- **PROBLEM**
Copy out each line in the material below that has the word "uses".

- **DATA TO PROCESS**
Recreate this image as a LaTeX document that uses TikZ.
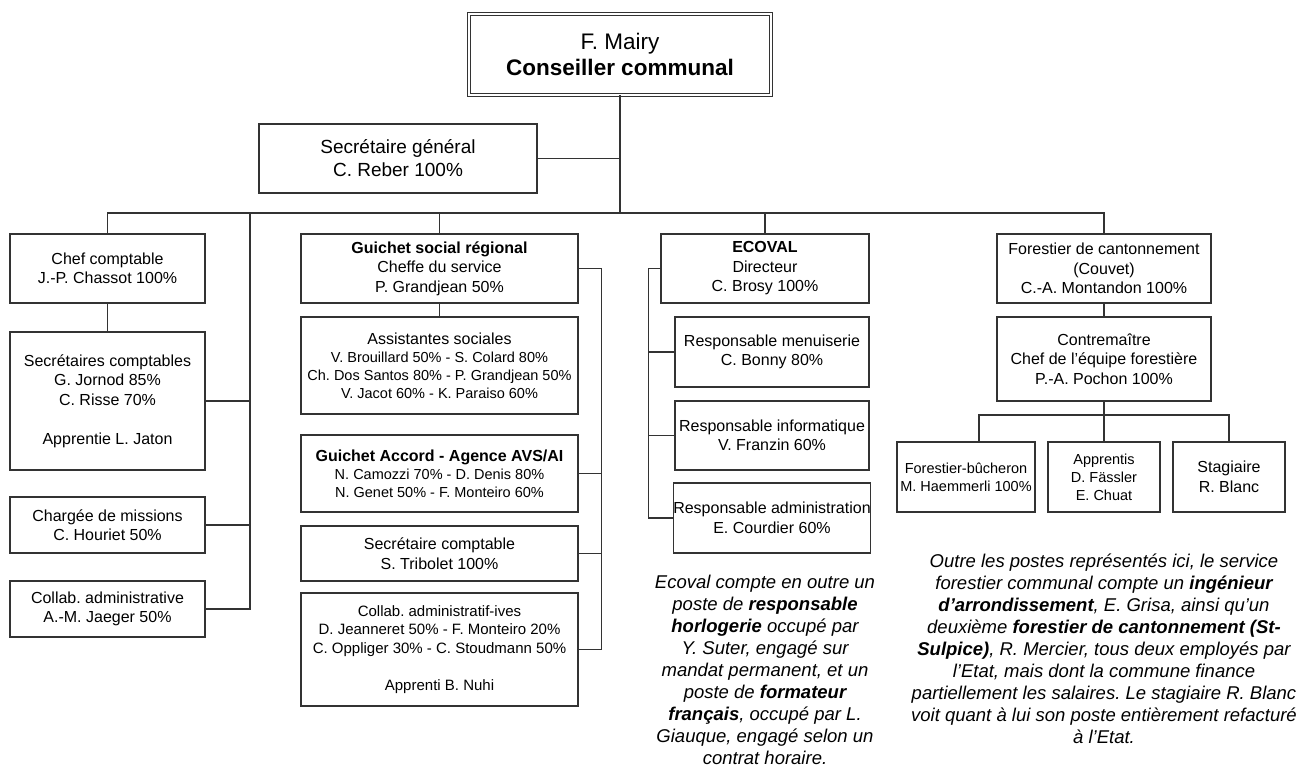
\documentclass[tikz,border=0pt]{standalone}
\usepackage{fontspec}
\setmainfont{Liberation Sans}
\usetikzlibrary{calc}
\frenchspacing

\newcommand\fmain{\fontsize{16}{19.5}\selectfont}
\newcommand\fsmall{\fontsize{14.5}{18}\selectfont}
\newcommand\fmid{\fontsize{15}{18.5}\selectfont}
\newcommand\fnote{\fontsize{18.5}{22}\selectfont\itshape}

\tikzset{
    post/.style={draw=black!80, line width=1.1pt, align=center,
                 inner sep=0pt, font=\fmain},
    link/.style={draw=black!80, line width=1.1pt},
    note/.style={align=center, inner sep=0pt, font=\fnote}
}

\begin{document}
\begin{tikzpicture}[x=1pt,y=-1pt]
  \useasboundingbox (0,0) rectangle (1309,773);

  % top of the chart
  \node[post, double, double distance=2pt, line width=0.8pt,
        minimum width=302pt, minimum height=81pt,
        font=\fontsize{22.5}{26}\selectfont] (mairy) at (620,54.5)
        {F. Mairy\\\textbf{Conseiller communal}};
  \node[post, minimum width=278pt, minimum height=69pt,
        font=\fontsize{19}{23}\selectfont] (secgen) at (398,158.5)
        {Secrétaire général\\C. Reber 100\%};

  % finances
  \node[post, minimum width=195pt, minimum height=69pt] (chefcpt) at (107.5,268.5)
        {Chef comptable\\J.-P. Chassot 100\%};
  \node[post, minimum width=195pt, minimum height=138pt] (seccpt) at (107.5,401)
        {Secrétaires comptables\\G. Jornod 85\%\\C. Risse 70\%\\[19.5pt]Apprentie L. Jaton};
  \node[post, minimum width=195pt, minimum height=56pt] (chmiss) at (107.5,525)
        {Chargée de missions\\C. Houriet 50\%};
  \node[post, minimum width=195pt, minimum height=56pt] (collab) at (107.5,609)
        {Collab. administrative\\A.-M. Jaeger 50\%};

  % guichet social
  \node[post, minimum width=277pt, minimum height=69pt] (gsr) at (439.5,268.5)
        {\textbf{Guichet social régional}\\Cheffe du service\\P. Grandjean 50\%};
  \node[post, minimum width=277pt, minimum height=97pt, font=\fsmall] (assist) at (439.5,365.5)
        {{\fmain Assistantes sociales}\\V. Brouillard 50\% - S. Colard 80\%\\
         Ch. Dos Santos 80\% - P. Grandjean 50\%\\V. Jacot 60\% - K. Paraiso 60\%};
  \node[post, minimum width=277pt, minimum height=77pt, font=\fsmall] (accord) at (439.5,473.5)
        {{\fmain\bfseries Guichet Accord - Agence AVS/AI}\\
         N. Camozzi 70\% - D. Denis 80\%\\N. Genet 50\% - F. Monteiro 60\%};
  \node[post, minimum width=277pt, minimum height=55pt] (seccpt2) at (439.5,553.5)
        {Secrétaire comptable\\S. Tribolet 100\%};
  \node[post, minimum width=277pt, minimum height=113pt, font=\fmid] (collabiv) at (439.5,649.5)
        {Collab. administratif-ives\\D. Jeanneret 50\% - F. Monteiro 20\%\\
         C. Oppliger 30\% - C. Stoudmann 50\%\\[18.5pt]Apprenti B. Nuhi};

  % ecoval
  \node[post, minimum width=208pt, minimum height=69pt] (ecoval) at (765,268.5)
        {\textbf{ECOVAL}\\Directeur\\C. Brosy 100\%};
  \node[post, minimum width=194pt, minimum height=70pt] (menuis) at (772,352)
        {Responsable menuiserie\\C. Bonny 80\%};
  \node[post, minimum width=194pt, minimum height=69pt] (inform) at (772,435.5)
        {Responsable informatique\\V. Franzin 60\%};
  \node[post, minimum width=194pt, minimum height=70pt] (admin) at (772,518)
        {Responsable administration\\E. Courdier 60\%};

  % forets
  \node[post, minimum width=214pt, minimum height=69pt] (forcant) at (1104,268.5)
        {Forestier de cantonnement\\(Couvet)\\C.-A. Montandon 100\%};
  \node[post, minimum width=214pt, minimum height=84pt] (contrem) at (1104,359)
        {Contremaître\\Chef de l’équipe forestière\\P.-A. Pochon 100\%};
  \node[post, minimum width=138pt, minimum height=70pt, font=\fsmall] (bucher) at (966,477)
        {Forestier-bûcheron\\M. Haemmerli 100\%};
  \node[post, minimum width=112pt, minimum height=70pt, font=\fsmall] (apprent) at (1104,477)
        {Apprentis\\D. Fässler\\E. Chuat};
  \node[post, minimum width=112pt, minimum height=70pt] (stag) at (1229,477)
        {Stagiaire\\R. Blanc};

  \coordinate (busL) at (107.5,213);
  \coordinate (busR) at (1104,213);
  \coordinate (spineL) at (250,213);
  \coordinate (forbus) at (1104,415);

  \draw[link] (mairy.south) -- (mairy.south |- busL);
  \draw[link] (secgen.east) -- (secgen.east -| mairy.south);
  \draw[link] (chefcpt.north) -- (busL) -- (busR) -- (forcant.north);
  \draw[link] (gsr.north) -- (gsr.north |- busL);
  \draw[link] (ecoval.north) -- (ecoval.north |- busL);

  \draw[link] (chefcpt.south) -- (seccpt.north);
  \draw[link] (spineL) |- (collab.east);
  \foreach \n in {seccpt,chmiss}
    \draw[link] (\n.east) -- (\n.east -| spineL);

  \draw[link] (gsr.south) -- (assist.north);
  \draw[link] (gsr.east) -- ++(23,0) |- (collabiv.east);
  \foreach \n in {accord,seccpt2}
    \draw[link] (\n.east) -- ++(23,0);

  \draw[link] (ecoval.west) -- ++(-12,0) |- (admin.west);
  \foreach \n in {menuis,inform}
    \draw[link] (\n.west) -- ++(-26,0);

  \draw[link] (forcant.south) -- (contrem.north);
  \draw[link] (contrem.south) -- (forbus);
  \draw[link] ([xshift=13pt]bucher.north) |- (forbus) -| (stag.north);
  \draw[link] (forbus) -- (apprent.north);

  % notes
  \node[note] (ecnote) at (765,670)
        {Ecoval compte en outre un\\
         poste de \textbf{responsable}\\
         \textbf{horlogerie} occupé par\\
         Y. Suter, engagé sur\\
         mandat permanent, et un\\
         poste de \textbf{formateur}\\
         \textbf{français}, occupé par L.\\
         Giauque, engagé selon un\\
         contrat horaire.};
  \node[note] (fonote) at (1104,649)
        {Outre les postes représentés ici, le service\\
         forestier communal compte un \textbf{ingénieur}\\
         \textbf{d’arrondissement}, E. Grisa, ainsi qu’un\\
         deuxième \textbf{forestier de cantonnement (St-}\\
         \textbf{Sulpice)}, R. Mercier, tous deux employés par\\
         l’Etat, mais dont la commune finance\\
         partiellement les salaires. Le stagiaire R. Blanc\\
         voit quant à lui son poste entièrement refacturé\\
         à l’Etat.};
\end{tikzpicture}
\end{document}
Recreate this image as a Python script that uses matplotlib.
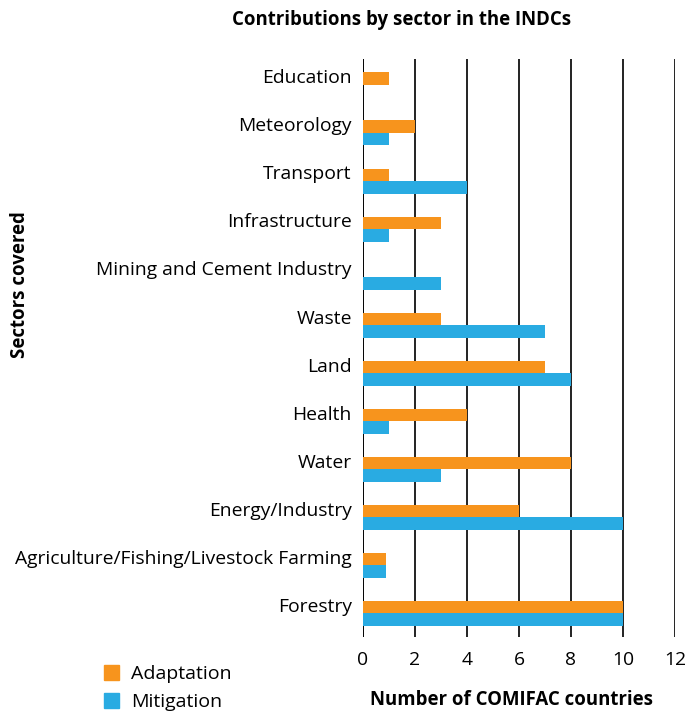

- **CORRECT RESULT**
Recreate this image as a LaTeX document that uses TikZ.
Recreate this image as a Python script that uses matplotlib.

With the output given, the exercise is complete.